The mathematical theory of percolation has become a valuable tool for the analysis of large-scale wireless networks deployed in challenging environments.  In this talk, we present some recent results on connectivity, transmission delay, and network resilience from a percolation-based perspective.  First, we investigate the fundamental problem of characterizing the critical density for d-dimensional Poisson random geometric graphs in continuum percolation theory. By using a probabilistic analysis which incorporates the clustering effect in random geometric graphs, we develop a new class of analytical lower bounds for the critical density. These analytical lower bounds are the tightest known to date, and reveal a deep underlying relationship between clustering effects and percolation phenomena.

 

Next, we study connectivity and transmission delay in wireless networks with unreliable links from a percolation-based perspective.
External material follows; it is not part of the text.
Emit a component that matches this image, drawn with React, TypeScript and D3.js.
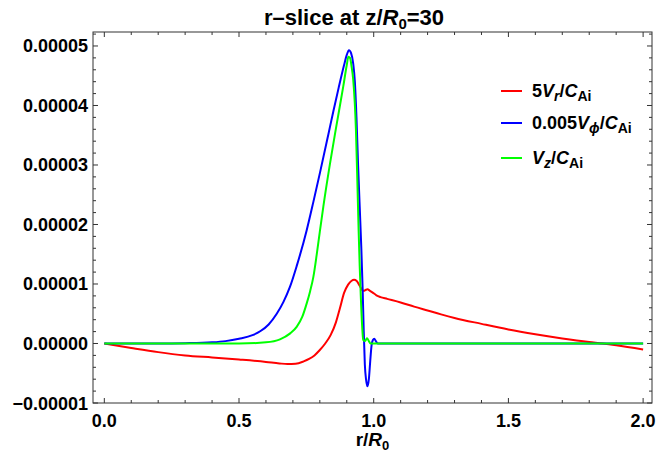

We first examine static models, where each link of the network is functional (active) with some probability, independently of all other links.  We obtain analytical upper and lower bounds on the critical density for phase transition in this model. We then examine dynamic models, where each link is active or inactive according to a Markov on-off process. We show that a phase transition also exists in such dynamic networks, and the critical density for this model is the same as the one for static networks (with the same stationary distribution). Furthermore, due to the dynamic behavior of links, a delay is incurred for any transmission even when propagation delay is ignored. We show that this transmission delay scales linearly with the Euclidean distance between the sender and the receiver when the network is in the subcritical phase, and the delay scales sub-linearly with the distance if the network is in the supercritical phase.

 

Finally, we study the problem of wireless network resilience to node failures from a percolation-based perspective. In practical wireless networks, it is often the case that nodes with larger degrees (i.e., more neighbors) are more likely to fail. We model this phenomenon as a degree-dependent site percolation process on random geometric graphs. In particular, we obtain analytical conditions for the existence of phase transitions within this model. Furthermore, in networks carrying traffic load, the failure of one node can result in redistribution of the load onto other nearby nodes. If these nodes fail due to excessive load, then this process can result in cascading failure. We analyze this cascading failures problem in large-scale wireless networks, and show that it is equivalent to a degree-dependent site percolation on random geometric graphs. We obtain analytical conditions for cascades in this model.

 

Joint work with Zhenning Kong, Yale University.

 

 

Biography:

Edmund Yeh received his B.S. in Electrical Engineering with Distinction from Stanford University in 1994, his M.Phil in Engineering from the University of Cambridge in 1995, and his Ph.D. in Electrical Engineering and Computer Science from MIT in 2001.  Since 2001, he has been on the faculty at Yale University, where he is currently an Associate Professor of Electrical Engineering (with joint appointments in Computer Science and Statistics).